CORNEAL GRAFT STUDY

CORNEAL GRAFT STUDY
Arthur Cummings
Published: Thursday, August 27, 2015

Patient recruitment has commenced for VISICORT, a major new European study that aims to improve corneal graft outcomes.

More than 100,000 corneal transplants are carried out annually worldwide. Immunological rejection remains the most important cause of corneal graft failure, with failure rates of up to 60 per cent at five years in high-risk situations, such as in patients with prior graft failure or herpes keratitis.
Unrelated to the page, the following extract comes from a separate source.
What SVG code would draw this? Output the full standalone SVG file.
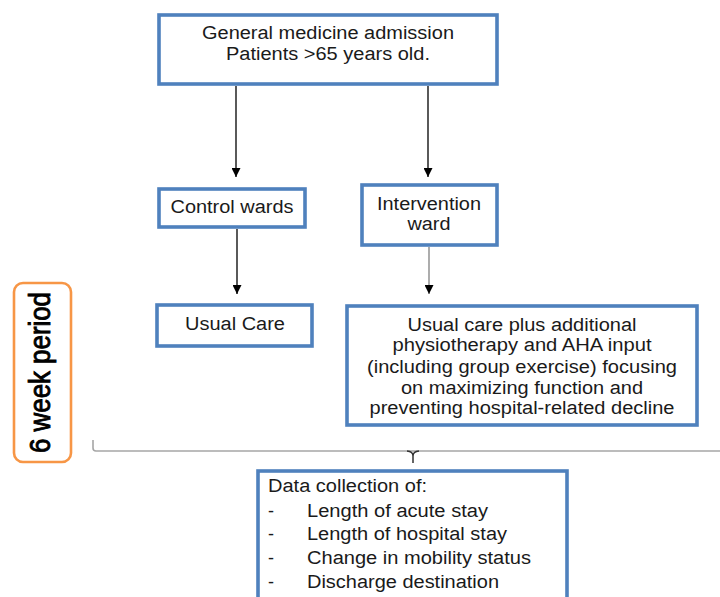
<svg xmlns="http://www.w3.org/2000/svg" width="720" height="597" viewBox="0 0 720 597">
<defs>
<style>
.box{fill:#fff;stroke:#4F81BD;stroke-width:3.6}
.t{font-family:"Liberation Sans",Arial,sans-serif;font-size:18px;fill:#1a1a1a}
.c{text-anchor:middle}
.ln{fill:none;stroke:#000;stroke-width:1.3}
.lg{fill:none;stroke:#808080;stroke-width:1.3}
</style>
<marker id="ah" markerUnits="userSpaceOnUse" markerWidth="9" markerHeight="9" refX="9" refY="4.5" orient="auto">
<path d="M0,0 L9,4.5 L0,9 z" fill="#000"/>
</marker>
</defs>
<rect width="720" height="597" fill="#fff"/>
<g id="connectors">
<line class="ln" x1="236" y1="86" x2="236" y2="177" marker-end="url(#ah)"/>
<line class="ln" x1="428" y1="86" x2="428" y2="177" marker-end="url(#ah)"/>
<line class="ln" x1="237" y1="229" x2="237" y2="294" marker-end="url(#ah)"/>
<line class="lg" x1="429" y1="247" x2="429" y2="294" marker-end="url(#ah)"/>
<path d="M93,440 L93,448 Q93,451 96,451 L720,451" fill="none" stroke="#a6a6a6" stroke-width="1.6"/>
<path d="M407,451 Q413,451.5 413,456 L413,463 M419,451 Q413,451.5 413,456" fill="none" stroke="#333" stroke-width="1.5"/>
</g>
<g id="admission">
<rect class="box" x="159" y="15" width="338" height="69"/>
<text class="t c" x="328" y="39" textLength="252" lengthAdjust="spacingAndGlyphs">General medicine admission</text>
<text class="t c" x="328" y="60" textLength="204" lengthAdjust="spacingAndGlyphs">Patients &gt;65 years old.</text>
</g>
<g id="control">
<rect class="box" x="159" y="189" width="146" height="38"/>
<text class="t c" x="232" y="213" textLength="123" lengthAdjust="spacingAndGlyphs">Control wards</text>
</g>
<g id="intervention">
<rect class="box" x="362" y="185" width="135" height="60"/>
<text class="t c" x="429" y="210" textLength="104" lengthAdjust="spacingAndGlyphs">Intervention</text>
<text class="t c" x="429" y="230" textLength="43" lengthAdjust="spacingAndGlyphs">ward</text>
</g>
<g id="usualcare">
<rect class="box" x="157" y="305" width="155" height="41"/>
<text class="t c" x="235" y="330" textLength="100" lengthAdjust="spacingAndGlyphs">Usual Care</text>
</g>
<g id="usualplus">
<rect class="box" x="347" y="306" width="350" height="119"/>
<text class="t c" x="522" y="331" textLength="229" lengthAdjust="spacingAndGlyphs">Usual care plus additional</text>
<text class="t c" x="522" y="351" textLength="259" lengthAdjust="spacingAndGlyphs">physiotherapy and AHA input</text>
<text class="t c" x="522" y="373" textLength="310" lengthAdjust="spacingAndGlyphs">(including group exercise) focusing</text>
<text class="t c" x="522" y="394" textLength="242" lengthAdjust="spacingAndGlyphs">on maximizing function and</text>
<text class="t c" x="522" y="414" textLength="305" lengthAdjust="spacingAndGlyphs">preventing hospital-related decline</text>
</g>
<g id="period">
<rect x="14" y="283" width="57" height="179" rx="9" fill="#fff" stroke="#F79646" stroke-width="2.6"/>
<text transform="translate(50,372.5) rotate(-90) scale(1,1.1)" font-family="'Liberation Sans',Arial,sans-serif" font-size="26" fill="#000" stroke="#000" stroke-width="0.8" text-anchor="middle" textLength="161" lengthAdjust="spacingAndGlyphs">6 week period</text>
</g>
<g id="datacollection">
<rect class="box" x="258" y="471" width="309" height="140"/>
<text class="t" x="268" y="492" textLength="159" lengthAdjust="spacingAndGlyphs">Data collection of:</text>
<text class="t" x="268" y="517">-</text>
<text class="t" x="307" y="517" textLength="181" lengthAdjust="spacingAndGlyphs">Length of acute stay</text>
<text class="t" x="268" y="540">-</text>
<text class="t" x="307" y="540" textLength="200" lengthAdjust="spacingAndGlyphs">Length of hospital stay</text>
<text class="t" x="268" y="564">-</text>
<text class="t" x="307" y="564" textLength="224" lengthAdjust="spacingAndGlyphs">Change in mobility status</text>
<text class="t" x="268" y="588">-</text>
<text class="t" x="307" y="588" textLength="192" lengthAdjust="spacingAndGlyphs">Discharge destination</text>
</g>
</svg>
VISICORT is a multi-disciplinary research project involving 12 partners from across the EU with expertise in corneal transplantation, cell therapy, immunology, bio-sampling, systems biology/immune profiling and bioinformatics. The project will complete the first ever systematic immune profiling of human corneal transplant recipients. Clinical data and bio-specimens will be collected from over 700 corneal transplant recipients at five leading transplant centres, including the Royal Victoria Eye and Ear Hospital (RVEEH) and the Royal College of Surgeons in Ireland (RCSI), Dublin, Ireland; Aarhus University Hospital, Denmark; Charité University Eye Clinic, Berlin, Germany; University of Bristol and Bristol Eye Hospital, UK; and Nantes University Hospital, France.
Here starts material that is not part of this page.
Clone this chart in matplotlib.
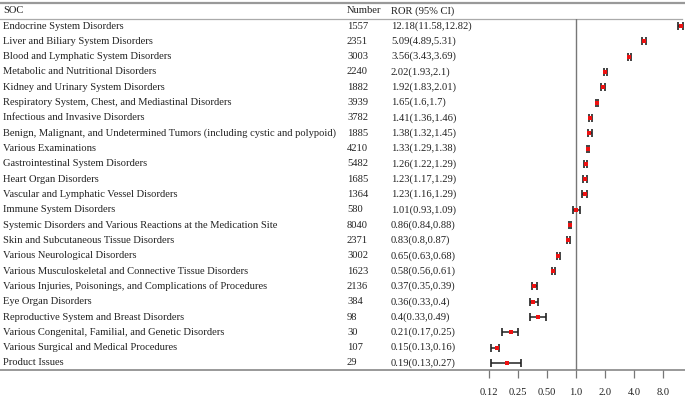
import numpy as np
import matplotlib
matplotlib.use("Agg")
import matplotlib.pyplot as plt

plt.rcParams['font.family'] = ['Liberation Serif', 'DejaVu Serif']

# ---- data ----
soc = [
    "Endocrine System Disorders",
    "Liver and Biliary System Disorders",
    "Blood and Lymphatic System Disorders",
    "Metabolic and Nutritional Disorders",
    "Kidney and Urinary System Disorders",
    "Respiratory System, Chest, and Mediastinal Disorders",
    "Infectious and Invasive Disorders",
    "Benign, Malignant, and Undetermined Tumors (including cystic and polypoid)",
    "Various Examinations",
    "Gastrointestinal System Disorders",
    "Heart Organ Disorders",
    "Vascular and Lymphatic Vessel Disorders",
    "Immune System Disorders",
    "Systemic Disorders and Various Reactions at the Medication Site",
    "Skin and Subcutaneous Tissue Disorders",
    "Various Neurological Disorders",
    "Various Musculoskeletal and Connective Tissue Disorders",
    "Various Injuries, Poisonings, and Complications of Procedures",
    "Eye Organ Disorders",
    "Reproductive System and Breast Disorders",
    "Various Congenital, Familial, and Genetic Disorders",
    "Various Surgical and Medical Procedures",
    "Product Issues",
]
number = [1557, 2351, 3003, 2240, 1882, 3939, 3782, 1885, 4210, 5482, 1685, 1364,
          580, 8040, 2371, 3002, 1623, 2136, 384, 98, 30, 107, 29]
ror = [12.18, 5.09, 3.56, 2.02, 1.92, 1.65, 1.41, 1.38, 1.33, 1.26, 1.23, 1.23,
       1.01, 0.86, 0.83, 0.65, 0.58, 0.37, 0.36, 0.4, 0.21, 0.15, 0.19]
ci_low = [11.58, 4.89, 3.43, 1.93, 1.83, 1.6, 1.36, 1.32, 1.29, 1.22, 1.17, 1.16,
          0.93, 0.84, 0.8, 0.63, 0.56, 0.35, 0.33, 0.33, 0.17, 0.13, 0.13]
ci_high = [12.82, 5.31, 3.69, 2.1, 2.01, 1.7, 1.46, 1.45, 1.38, 1.29, 1.29, 1.29,
           1.09, 0.88, 0.87, 0.68, 0.61, 0.39, 0.4, 0.49, 0.25, 0.16, 0.27]
tick_vals = [0.125, 0.25, 0.5, 1.0, 2.0, 4.0, 8.0]
tick_labels = ["0.12", "0.25", "0.50", "1.0", "2.0", "4.0", "8.0"]

W, H = 685, 399
FS = 7.55
fig = plt.figure(figsize=(W / 100, H / 100), dpi=100)

n = len(soc)
rows = np.arange(n)
# vertical frame of the table (pixels from top)
y_top, y_bot = 19, 370
pad = 0.46
ax_b = 1 - y_bot / H
ax_h = (y_bot - y_top) / H
row_px = (y_bot - y_top) / (n - 1 + 2 * pad)

# table axes (full width)
tab = fig.add_axes([0, ax_b, 1, ax_h])
tab.set_xlim(0, W)
tab.set_ylim(n - 1 + pad, -pad)
tab.axis('off')

col_soc, col_num, col_ror = 3, 347, 391
txt_kw = dict(fontsize=FS, color='#222222', va='center', clip_on=False)
for i in rows:
    tab.text(col_soc, i, soc[i], ha='left', **txt_kw)
    tab.text(col_num, i, str(number[i]), ha='left', **txt_kw)
    tab.text(col_ror, i, f"{ror[i]:g}({ci_low[i]:g},{ci_high[i]:g})", ha='left', **txt_kw)

y_head = -pad - (y_top - 11) / row_px
tab.text(col_soc, y_head, "SOC", ha='left', **txt_kw)
tab.text(col_num, y_head, "Number", ha='left', **txt_kw)
tab.text(col_ror, y_head, "ROR (95% CI)", ha='left', **txt_kw)

y_rule = -pad - (y_top - 3) / row_px
tab.plot([0, W], [y_rule, y_rule], color='#999999', lw=1.6, clip_on=False)
tab.plot([0, W - 3], [-pad, -pad], color='#aaaaaa', lw=0.9, clip_on=False)
tab.plot([0, W], [n - 1 + pad, n - 1 + pad], color='#999999', lw=1.4, clip_on=False)

# forest axes
x0_px, x1_px, one_px, dbl_px = 455, W, 576, 29.0
xl = 2 ** ((x0_px - one_px) / dbl_px)
xr = 2 ** ((x1_px - one_px) / dbl_px)
ax = fig.add_axes([x0_px / W, ax_b, (x1_px - x0_px) / W, ax_h])
ax.patch.set_alpha(0)
ax.set_xscale('log', base=2)
ax.set_xlim(xl, xr)
ax.set_ylim(n - 1 + pad, -pad)
for s in ax.spines.values():
    s.set_visible(False)
ax.set_yticks([])
ax.set_xticks(tick_vals)
ax.set_xticklabels(tick_labels)
ax.minorticks_off()
ax.tick_params(axis='x', direction='out', length=6, width=0.9, color='#777777',
               labelsize=FS, labelcolor='#222222', pad=7)

ax.axvline(1.0, color='#777777', lw=1.0)

ror_a = np.array(ror)
err = np.vstack([ror_a - np.array(ci_low), np.array(ci_high) - ror_a])
ax.errorbar(ror, rows, xerr=err, fmt='none', ecolor='#222222', elinewidth=1.1,
            capsize=3, capthick=1.2, zorder=3)
ax.plot(ror, rows, 's', color='#ee1111', markersize=3, markeredgewidth=0, zorder=4)

fig.savefig("out.png", dpi=100, facecolor='white')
The samples will be centrally collated and distributed to cutting-edge laboratories in Edinburgh, UK and Nantes, France for multi-platform profiling and integrated bioinformatics analyses. Profiling data will generate a better understanding of corneal transplant rejection and failure.

This knowledge will be used to develop novel biomarker-based surveillance strategies and, coupled with SME-based expertise in cell product development, will also inform the design and initiation of a clinical trial of stromal stem cell therapy in high-risk human corneal transplant recipients. The VISICORT project is co-ordinated by Prof Matthew Griffin, Professor of Transplant Biology at NUI Galway, Ireland.

Benefiting from a €6million award from the European Commission FP7 programme, the VISICORT project launched in May 2014 and patient recruitment has now opened following the development phase of the project.

“The study is progressing well. We have recruited over 40 patients to the study at RVEEH in the past four months and over 100 patients across all clinical sites,” Conor Murphy PhD, FRCSI (Ophth), Professor of Ophthalmology at RCSI, told EuroTimes.

“It is a strong consortium with an ideal mix of expertise that will enable us to have a real impact on the outcomes of corneal transplantation in the future by improving our understanding of the mechanisms causing transplant failure, identifying biomarkers predicting long-term outcomes and by evaluating a cell based therapy for patients with a poor prognosis for transplant survival,” he said.